Kolumbijczycy będą modlić się o trwałość pokoju
Czwartek będzie w całej Kolumbii dniem modlitw o trwałość porozumienia pokojowego podpisanego w poniedziałek przez prezydenta tego kraju Juana Manuela Santosa i Rodrigo Londono, lidera lewicowej partyzantki FARC.
Jak poinformował miejscowy episkopat, wszystkie kolumbijskie parafie katolickie, ruchy świeckich, seminaria duchowne oraz zgromadzenia zakonne zostały wezwane do modlitwy przed Najświętszym Sakramentem.

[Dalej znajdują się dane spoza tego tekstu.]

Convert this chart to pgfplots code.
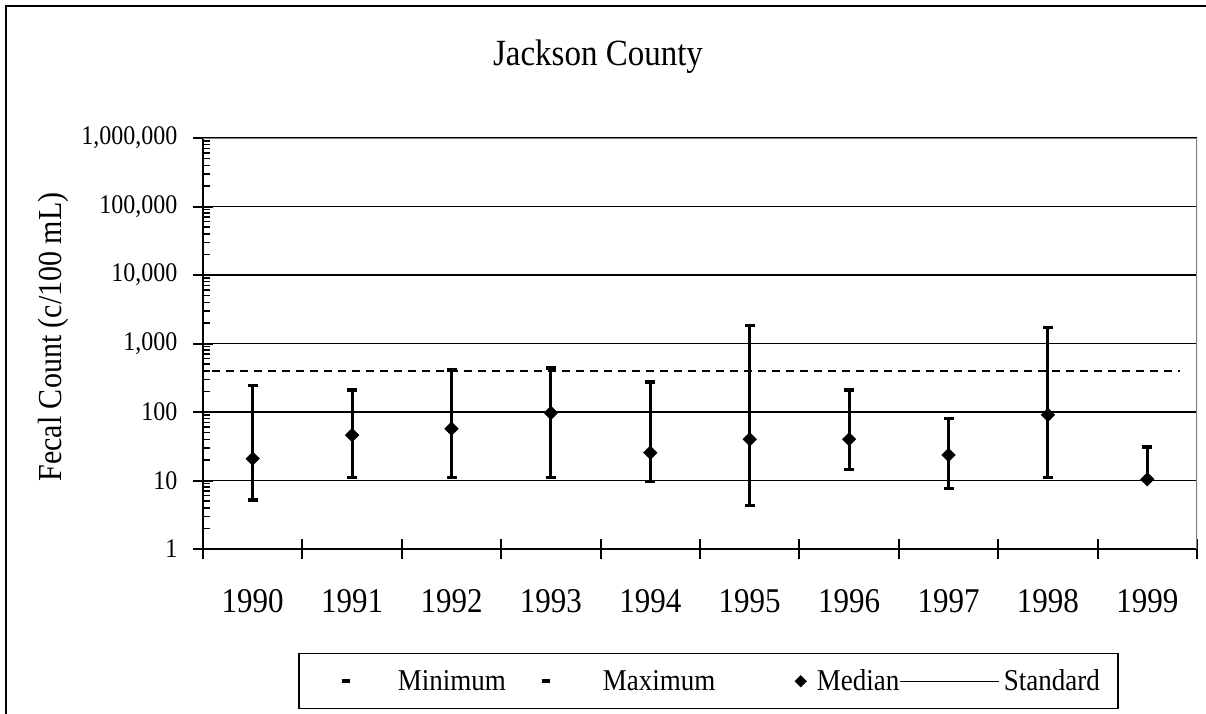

- Do wszystkich tych wspólnot wysłany został 20 września list z sugestiami dotyczącymi tekstów biblijnych, rozważań i modlitw, które mogłyby pomóc naszym wiernym w tym dniu - poinformował ks. Elkin Fernando Alvarez, sekretarz generalny Konferencji Episkopatu Kolumbii, przypominając, że rozpoczęty proces pokojowy jest niezwykle ważnym momentem w historii tego południowoamerykańskiego kraju.
Poniedziałkowe porozumienie pokojowe, zawarte w Kartagenie nad Morzem Karaibskim, kończy trwającą ponad pół wieku wojnę domową, w której życie straciło ponad 220 tys. ludzi. Aż 80 proc. ofiar to cywile. Negocjacje pomiędzy władzami Kolumbii a wywodzącą się z Komunistycznej Partii Kolumbii partyzantką FARC trwały od listopada 2012 r.
Na uroczystości podpisania obecni byli m.in. sekretarz generalny ONZ Ban Ki-moon, szefowa unijnej dyplomacji Federica Mogherini, a także 15 przywódców państw z całego świata. Stolica Apostolska była reprezentowana przez sekretarza stanu kardynała Pietro Parolina. Po zakończeniu ceremonii papieski wysłannik wezwał, aby Kolumbijczycy zaczęli tworzyć lepszą przyszłość i odbudowywali godność wszystkich tych, którzy w tym kraju cierpią. - Powinniście pracować razem na rzecz praw człowieka oraz wartości chrześcijańskich - powiedział kard. Parolin.